[Plotting code records]

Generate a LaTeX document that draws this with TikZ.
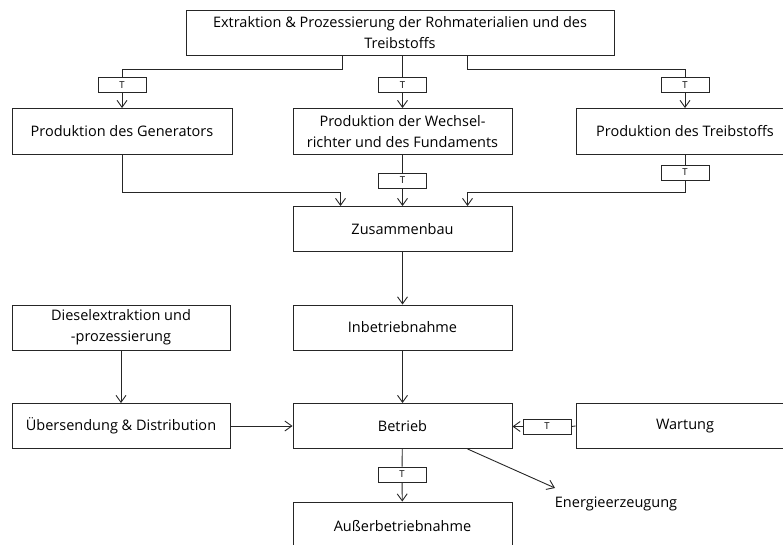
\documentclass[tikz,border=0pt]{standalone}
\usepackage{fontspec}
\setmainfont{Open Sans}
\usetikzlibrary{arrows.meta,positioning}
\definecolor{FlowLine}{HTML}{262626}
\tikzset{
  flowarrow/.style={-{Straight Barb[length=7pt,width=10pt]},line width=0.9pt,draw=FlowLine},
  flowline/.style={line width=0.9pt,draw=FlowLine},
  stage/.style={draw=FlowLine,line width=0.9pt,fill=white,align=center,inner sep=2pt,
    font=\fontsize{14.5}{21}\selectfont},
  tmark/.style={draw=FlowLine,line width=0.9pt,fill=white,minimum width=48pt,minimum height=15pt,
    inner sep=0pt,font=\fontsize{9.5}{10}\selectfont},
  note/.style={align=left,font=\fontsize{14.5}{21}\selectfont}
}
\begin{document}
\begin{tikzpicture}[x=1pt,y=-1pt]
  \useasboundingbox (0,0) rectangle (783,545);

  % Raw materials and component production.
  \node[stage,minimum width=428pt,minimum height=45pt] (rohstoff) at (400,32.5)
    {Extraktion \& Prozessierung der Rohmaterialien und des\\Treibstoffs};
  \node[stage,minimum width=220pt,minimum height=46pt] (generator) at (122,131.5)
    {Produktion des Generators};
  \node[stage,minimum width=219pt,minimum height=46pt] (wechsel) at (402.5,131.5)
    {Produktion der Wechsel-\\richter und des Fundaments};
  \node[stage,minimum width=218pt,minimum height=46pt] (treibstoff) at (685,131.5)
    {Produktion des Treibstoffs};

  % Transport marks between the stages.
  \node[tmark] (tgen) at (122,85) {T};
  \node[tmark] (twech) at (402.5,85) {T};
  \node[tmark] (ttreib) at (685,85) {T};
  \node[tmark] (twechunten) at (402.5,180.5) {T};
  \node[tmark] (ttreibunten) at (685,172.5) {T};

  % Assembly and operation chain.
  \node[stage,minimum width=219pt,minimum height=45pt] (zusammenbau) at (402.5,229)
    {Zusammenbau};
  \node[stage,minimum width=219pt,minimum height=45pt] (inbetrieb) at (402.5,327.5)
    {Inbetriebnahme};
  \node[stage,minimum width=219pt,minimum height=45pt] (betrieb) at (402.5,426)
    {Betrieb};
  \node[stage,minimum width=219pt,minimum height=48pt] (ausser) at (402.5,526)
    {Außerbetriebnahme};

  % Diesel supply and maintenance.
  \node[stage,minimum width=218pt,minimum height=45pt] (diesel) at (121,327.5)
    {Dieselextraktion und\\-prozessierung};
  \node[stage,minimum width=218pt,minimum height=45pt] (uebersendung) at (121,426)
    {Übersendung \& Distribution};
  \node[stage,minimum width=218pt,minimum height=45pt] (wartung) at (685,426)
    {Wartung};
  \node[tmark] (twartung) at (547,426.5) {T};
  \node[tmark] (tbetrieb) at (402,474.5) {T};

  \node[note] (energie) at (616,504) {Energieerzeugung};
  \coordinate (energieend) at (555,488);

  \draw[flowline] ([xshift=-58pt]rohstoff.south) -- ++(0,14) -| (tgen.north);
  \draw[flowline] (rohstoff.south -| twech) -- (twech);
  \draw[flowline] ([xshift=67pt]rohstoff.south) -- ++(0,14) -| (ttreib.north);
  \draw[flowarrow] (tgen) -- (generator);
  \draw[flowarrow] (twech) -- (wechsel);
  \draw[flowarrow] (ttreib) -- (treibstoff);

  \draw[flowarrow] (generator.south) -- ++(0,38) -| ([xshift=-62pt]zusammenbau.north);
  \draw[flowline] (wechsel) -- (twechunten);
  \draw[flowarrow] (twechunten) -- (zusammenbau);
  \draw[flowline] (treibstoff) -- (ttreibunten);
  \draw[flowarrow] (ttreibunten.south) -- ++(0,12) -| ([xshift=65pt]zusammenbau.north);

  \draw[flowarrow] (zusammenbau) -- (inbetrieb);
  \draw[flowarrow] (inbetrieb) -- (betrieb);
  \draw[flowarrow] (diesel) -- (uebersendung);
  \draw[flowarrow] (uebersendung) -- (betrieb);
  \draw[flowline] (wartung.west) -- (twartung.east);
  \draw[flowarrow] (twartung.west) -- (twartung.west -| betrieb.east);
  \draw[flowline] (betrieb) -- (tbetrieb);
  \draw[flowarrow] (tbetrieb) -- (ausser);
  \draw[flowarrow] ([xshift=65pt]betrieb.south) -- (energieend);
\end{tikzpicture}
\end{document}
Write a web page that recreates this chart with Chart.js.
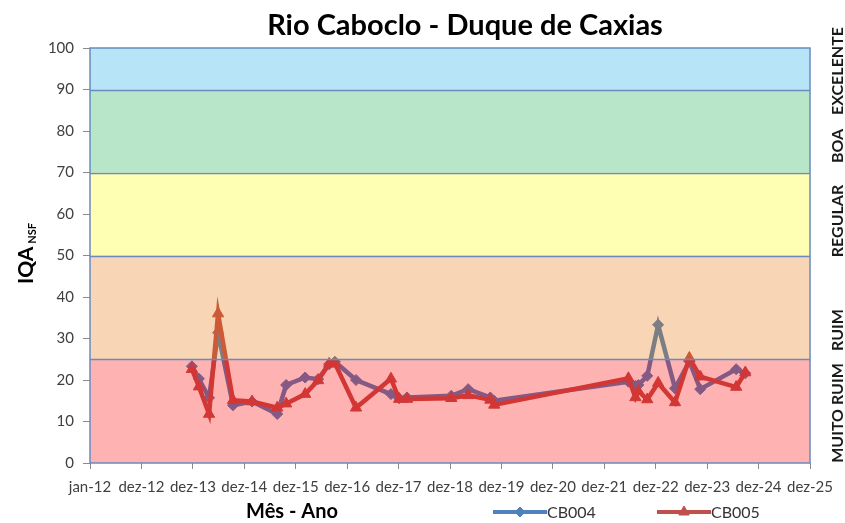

## AIM OF THE TASK:
Your task is to copy the entries in full and exactly, without any images.

## ANSWER TO THIS PROBLEM:
Generate a LaTeX document that draws this with TikZ.
\documentclass[tikz,border=0pt]{standalone}
\usepackage{fontspec}
\setmainfont{Open Sans}
\usetikzlibrary{arrows.meta,positioning}
\definecolor{FlowLine}{HTML}{262626}
\tikzset{
  flowarrow/.style={-{Straight Barb[length=7pt,width=10pt]},line width=0.9pt,draw=FlowLine},
  flowline/.style={line width=0.9pt,draw=FlowLine},
  stage/.style={draw=FlowLine,line width=0.9pt,fill=white,align=center,inner sep=2pt,
    font=\fontsize{14.5}{21}\selectfont},
  tmark/.style={draw=FlowLine,line width=0.9pt,fill=white,minimum width=48pt,minimum height=15pt,
    inner sep=0pt,font=\fontsize{9.5}{10}\selectfont},
  note/.style={align=left,font=\fontsize{14.5}{21}\selectfont}
}
\begin{document}
\begin{tikzpicture}[x=1pt,y=-1pt]
  \useasboundingbox (0,0) rectangle (783,545);

  % Raw materials and component production.
  \node[stage,minimum width=428pt,minimum height=45pt] (rohstoff) at (400,32.5)
    {Extraktion \& Prozessierung der Rohmaterialien und des\\Treibstoffs};
  \node[stage,minimum width=220pt,minimum height=46pt] (generator) at (122,131.5)
    {Produktion des Generators};
  \node[stage,minimum width=219pt,minimum height=46pt] (wechsel) at (402.5,131.5)
    {Produktion der Wechsel-\\richter und des Fundaments};
  \node[stage,minimum width=218pt,minimum height=46pt] (treibstoff) at (685,131.5)
    {Produktion des Treibstoffs};

  % Transport marks between the stages.
  \node[tmark] (tgen) at (122,85) {T};
  \node[tmark] (twech) at (402.5,85) {T};
  \node[tmark] (ttreib) at (685,85) {T};
  \node[tmark] (twechunten) at (402.5,180.5) {T};
  \node[tmark] (ttreibunten) at (685,172.5) {T};

  % Assembly and operation chain.
  \node[stage,minimum width=219pt,minimum height=45pt] (zusammenbau) at (402.5,229)
    {Zusammenbau};
  \node[stage,minimum width=219pt,minimum height=45pt] (inbetrieb) at (402.5,327.5)
    {Inbetriebnahme};
  \node[stage,minimum width=219pt,minimum height=45pt] (betrieb) at (402.5,426)
    {Betrieb};
  \node[stage,minimum width=219pt,minimum height=48pt] (ausser) at (402.5,526)
    {Außerbetriebnahme};

  % Diesel supply and maintenance.
  \node[stage,minimum width=218pt,minimum height=45pt] (diesel) at (121,327.5)
    {Dieselextraktion und\\-prozessierung};
  \node[stage,minimum width=218pt,minimum height=45pt] (uebersendung) at (121,426)
    {Übersendung \& Distribution};
  \node[stage,minimum width=218pt,minimum height=45pt] (wartung) at (685,426)
    {Wartung};
  \node[tmark] (twartung) at (547,426.5) {T};
  \node[tmark] (tbetrieb) at (402,474.5) {T};

  \node[note] (energie) at (616,504) {Energieerzeugung};
  \coordinate (energieend) at (555,488);

  \draw[flowline] ([xshift=-58pt]rohstoff.south) -- ++(0,14) -| (tgen.north);
  \draw[flowline] (rohstoff.south -| twech) -- (twech);
  \draw[flowline] ([xshift=67pt]rohstoff.south) -- ++(0,14) -| (ttreib.north);
  \draw[flowarrow] (tgen) -- (generator);
  \draw[flowarrow] (twech) -- (wechsel);
  \draw[flowarrow] (ttreib) -- (treibstoff);

  \draw[flowarrow] (generator.south) -- ++(0,38) -| ([xshift=-62pt]zusammenbau.north);
  \draw[flowline] (wechsel) -- (twechunten);
  \draw[flowarrow] (twechunten) -- (zusammenbau);
  \draw[flowline] (treibstoff) -- (ttreibunten);
  \draw[flowarrow] (ttreibunten.south) -- ++(0,12) -| ([xshift=65pt]zusammenbau.north);

  \draw[flowarrow] (zusammenbau) -- (inbetrieb);
  \draw[flowarrow] (inbetrieb) -- (betrieb);
  \draw[flowarrow] (diesel) -- (uebersendung);
  \draw[flowarrow] (uebersendung) -- (betrieb);
  \draw[flowline] (wartung.west) -- (twartung.east);
  \draw[flowarrow] (twartung.west) -- (twartung.west -| betrieb.east);
  \draw[flowline] (betrieb) -- (tbetrieb);
  \draw[flowarrow] (tbetrieb) -- (ausser);
  \draw[flowarrow] ([xshift=65pt]betrieb.south) -- (energieend);
\end{tikzpicture}
\end{document}
Write a web page that recreates this chart with Chart.js.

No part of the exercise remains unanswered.